Zeolitic Polyoxometalate-Based Metal−Organic Frameworks (Z-POMOFs): Computational Evaluation of Hypothetical Polymorphs and the Successful Targeted Synthesis of the Redox-Active Z-POMOF1

The targeted design and simulation of a new family of zeolitic metal−organic frameworks (MOFs) based on benzenedicarboxylate (BDC) as the ligand and ε-type Keggin polyoxometalates (POMs) as building units, named here Z-POMOFs, have been performed. A key feature is the use of the analogy between the connectivity of silicon in dense minerals and zeolites with that of the ε-type Keggin POMs capped with Zn(II) ions.

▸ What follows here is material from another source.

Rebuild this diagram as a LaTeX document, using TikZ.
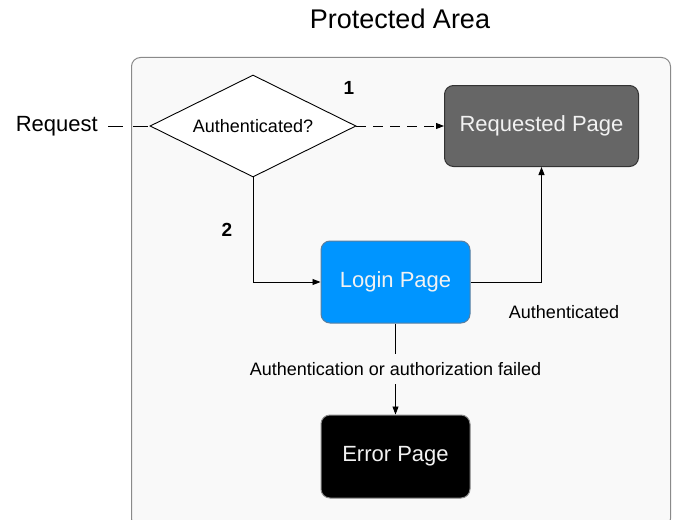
\documentclass[tikz,border=0pt]{standalone}
\usepackage{fontspec}
\setmainfont{Liberation Sans}
\usetikzlibrary{shapes.geometric,arrows.meta}
\definecolor{bgarea}{HTML}{F9F9F9}
\definecolor{areaborder}{HTML}{8A8A8A}
\definecolor{reqfill}{HTML}{666666}
\definecolor{reqborder}{HTML}{333333}
\definecolor{loginfill}{HTML}{0095FF}
\definecolor{loginborder}{HTML}{5A7FA0}
\definecolor{boxtext}{HTML}{F2F2F2}
\tikzset{
  pagebox/.style={draw, line width=1pt, rounded corners=9pt, minimum width=194pt, minimum height=81pt, text=boxtext, font=\fontsize{22}{26}\selectfont, inner sep=0pt},
  conn/.style={line width=0.9pt, draw=black},
  tip/.style={-{Triangle[length=8pt,width=6pt]}},
  lbl/.style={font=\fontsize{18}{22}\selectfont, inner sep=0pt},
  num/.style={font=\fontsize{19}{22}\selectfont\bfseries, inner sep=0pt},
}
\begin{document}
\begin{tikzpicture}[x=1pt,y=-1pt]
\useasboundingbox (0,0) rectangle (674,519);
\clip (0,0) rectangle (674,519);
\node[font=\fontsize{27}{32}\selectfont, inner sep=0pt] (title) at (400,19) {Protected Area};
\node[draw=areaborder, fill=bgarea, line width=1pt, rounded corners=9pt, minimum width=539pt, minimum height=470pt, inner sep=0pt, anchor=north west] (area) at (131,57) {};
\node[diamond, draw, fill=white, line width=0.9pt, minimum width=206pt, minimum height=102pt, inner sep=0pt, aspect=2, font=\fontsize{18}{22}\selectfont] (dec) at (253,126) {Authenticated?};
\node[font=\fontsize{22}{26}\selectfont, inner sep=0pt, anchor=east] (req) at (98,126) {Request};
\node[pagebox, fill=reqfill, draw=reqborder] (rp) at (541.5,126) {Requested Page};
\node[pagebox, fill=loginfill, draw=loginborder, minimum width=149pt, minimum height=82pt] (lp) at (395.5,282) {Login Page};
\node[pagebox, fill=black, draw=areaborder, minimum width=149pt, minimum height=83pt] (ep) at (395.5,456.5) {Error Page};
\node[num] (n1) at (349,88) {1};
\node[num] (n2) at (227,230) {2};
\coordinate (reqend) at ([xshift=10pt]req.east);
\draw[conn, dash pattern=on 15pt off 10pt] (reqend) -- (dec.west);
\draw[conn, tip, dash pattern=on 10pt off 7pt] (dec.east) -- (rp.west);
\draw[conn, tip] (dec.south) |- (lp.west);
\draw[conn, tip] (lp.east) -| (rp.south);
\node[lbl] (authlbl) at (564,312) {Authenticated};
\draw[conn, tip] (lp.south) -- (ep.north) node[midway, lbl, fill=bgarea, inner ysep=8pt, inner xsep=2pt] (faillbl) {Authentication or authorization failed};
\end{tikzpicture}
\end{document}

Handling the ε-Keggin as a building block, a selection of 21 zeotype structures, together with a series of dense minerals were constructed and their relative stabilities computed. Among these Z-POMOFs, the cristobalite-like structure was predicted to be the most stable structure. This prediction has been experimentally validated by the targeted synthesis of the first experimental Z-POMOF structure, which was strikingly found to possess the cristobalite topology, with three interpenetrated networks. Crystals of [NBu4]3[PMoV8MoVI4O36(OH)4Zn4(BDC)2]·2H2O (Z-POMOF1) have been isolated under hydrothermal conditions from the reduction of ammonium heptamolybdate in the presence of phosphorous acid and Zn(II) ions. Tetrabutylammonium cations play the role of counterions and space-filling agents in this tridimensional interpenetrated framework. Moreover, the electrochemistry of the ε-Keggin POM is maintained and can be exploited in the insoluble Z-POMOF1 framework, as demonstrated by the electrocatalytic reduction of bromate.